1222. Design to Cost – The Interface Between Cost Saving and Weight Efficiency

Paper

Abstract

On civil transport aircraft, cost standards must be improved. To be fully effective, action must be taken from the early project phases. A disciplined procedure is necessary, as these cost activities must be kept in step with performance and timescale aims.
By considering the airline operators priorities it is shown that all contributions to ‘Life Cycle Costs’, (first cost and operating costs), must be covered, and the revenue earning potential of the aircraft enhanced where possible.
The build-up of Direct Operating Cost (D.O.C.) is studied, to determine how far we can go in the search for the ‘lowest’ cost. Cost/weight exchange rates for D.O.C. optimization are generated, their magnitude being dependent on how efficiently savings can be converted into D.O.C. improvement and/or revenue earning capability. Different combinations occur, depending on the project’s stage of development. In the earliest stages, the size of the aircraft can be reduced as a result of a weight saving and all the advantage can be taken as an operating cost improvement. The exchange rate is then about three times as great as that which subsequently applies when the geometry of the aircraft is ‘fixed’. Here the weight saving gives a smaller D.O.C. improvement but, at the same time, an increase in revenue earning potential: possible revenue improvements are quantified. If weight saving can be converted into additional passenger accommodation, aircraft D.O.C. will not reduce, but D.O.C./passenger mile will fall rapidly, and much higher exchange rates can be justified .
The increased importance of weight economy, (and the decreasing benefits of cost saving), should aviation fuel costs rise, are demonstrated. This would lead to higher exchange rates. Other factors affecting these rates are discussed.
Using typical examples, ways of effecting cost and weight improvements are considered, from changes that improve weight at the expense of cost, to those where cost savings are obtained by relaxing weight standards.
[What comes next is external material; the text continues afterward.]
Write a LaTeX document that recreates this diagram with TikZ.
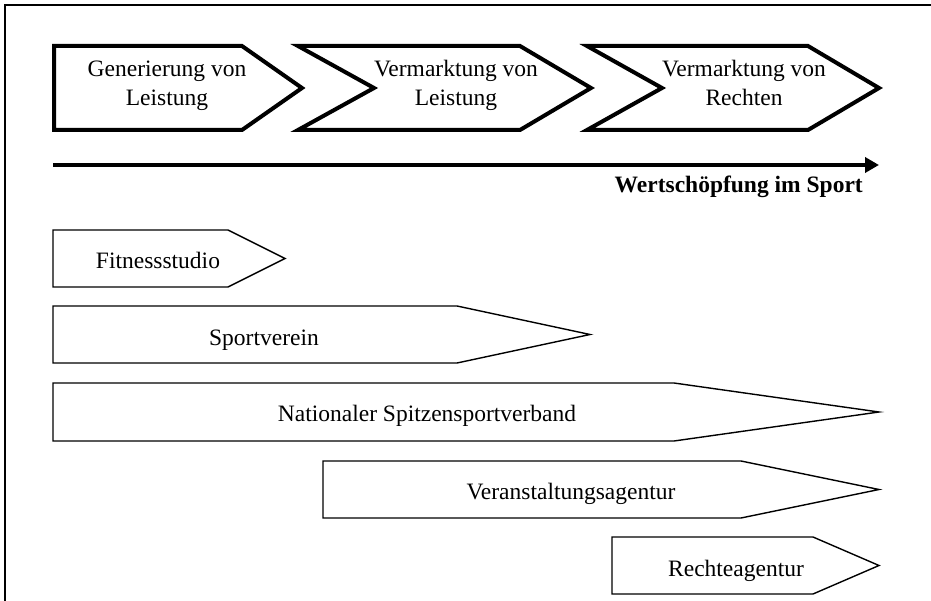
\documentclass[tikz,border=0pt]{standalone}
\usepackage{fontspec}
\setmainfont{Liberation Serif}
\usetikzlibrary{arrows.meta}
\newcommand{\twolines}[2]{\begin{tabular}[t]{@{}c@{}}#1\\#2\end{tabular}}
\begin{document}
\begin{tikzpicture}[x=1pt,y=-1pt,
  frameline/.style={line width=2.5pt},
  phase/.style={draw,line width=4pt,line join=miter,fill=white},
  actor/.style={draw,line width=1.4pt,line join=miter,fill=white},
  lbl/.style={font=\fontsize{23.5}{28.5}\selectfont,inner sep=0pt,anchor=base},
  flow/.style={line width=4pt,-{Triangle[length=14pt,width=15pt]}}]
\useasboundingbox (0,0) rectangle (931,601);

% frame (top and left edges)
\draw[frameline] (5,601) -- (5,5) -- (931,5);

% stages of the value chain
\draw[phase] (54,46) -- (242,46) -- (302,88) -- (242,130) -- (54,130) -- cycle;
\draw[phase] (298,46) -- (520,46) -- (591,88) -- (520,130) -- (298,130) -- (374,88) -- cycle;
\draw[phase] (587,46) -- (808,46) -- (879,88) -- (808,130) -- (587,130) -- (662,88) -- cycle;
\node[lbl] (s1) at (167,77) {\twolines{Generierung von}{Leistung}};
\node[lbl] (s2) at (456,77) {\twolines{Vermarktung von}{Leistung}};
\node[lbl] (s3) at (744,77) {\twolines{Vermarktung von}{Rechten}};

% value-added axis
\coordinate (axA) at (53,165);
\coordinate (axB) at (879,165);
\draw[flow] (axA) -- (axB);
\node[lbl,anchor=base east] (axl) at (863,193) {\textbf{Wertschöpfung im Sport}};

% actors and their coverage of the chain
\draw[actor] (53,230) -- (228,230) -- (285,258.5) -- (228,287) -- (53,287) -- cycle;
\node[lbl] (a1) at (158,269) {Fitnessstudio};

\draw[actor] (53,306) -- (457,306) -- (590,334.5) -- (457,363) -- (53,363) -- cycle;
\node[lbl] (a2) at (264,345) {Sportverein};

\draw[actor] (53,383) -- (674,383) -- (879,412) -- (674,441) -- (53,441) -- cycle;
\node[lbl] (a3) at (427,421) {Nationaler Spitzensportverband};

\draw[actor] (323,461) -- (741,461) -- (879,489.5) -- (741,518) -- (323,518) -- cycle;
\node[lbl] (a4) at (571,499) {Veranstaltungsagentur};

\draw[actor] (612,537) -- (813,537) -- (879,565.5) -- (813,594) -- (612,594) -- cycle;
\node[lbl] (a5) at (736,576) {Rechteagentur};
\end{tikzpicture}
\end{document}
The ‘best’ example saves both cost and weight, and results from design simplification, obtained through the type of function-oriented study used in Design-to-Cost activities.
Finally, a proposed ‘Project Cost Effectiveness’ rationale, incorporating D.O.C., is presented. A procedure for total cost optimization of alternatives where maintenance costs represent a significant input is outlined. It is concluded that Design-to-Cost must play a key role in raising the efficiency of the design/production/procurement matrix on future projects.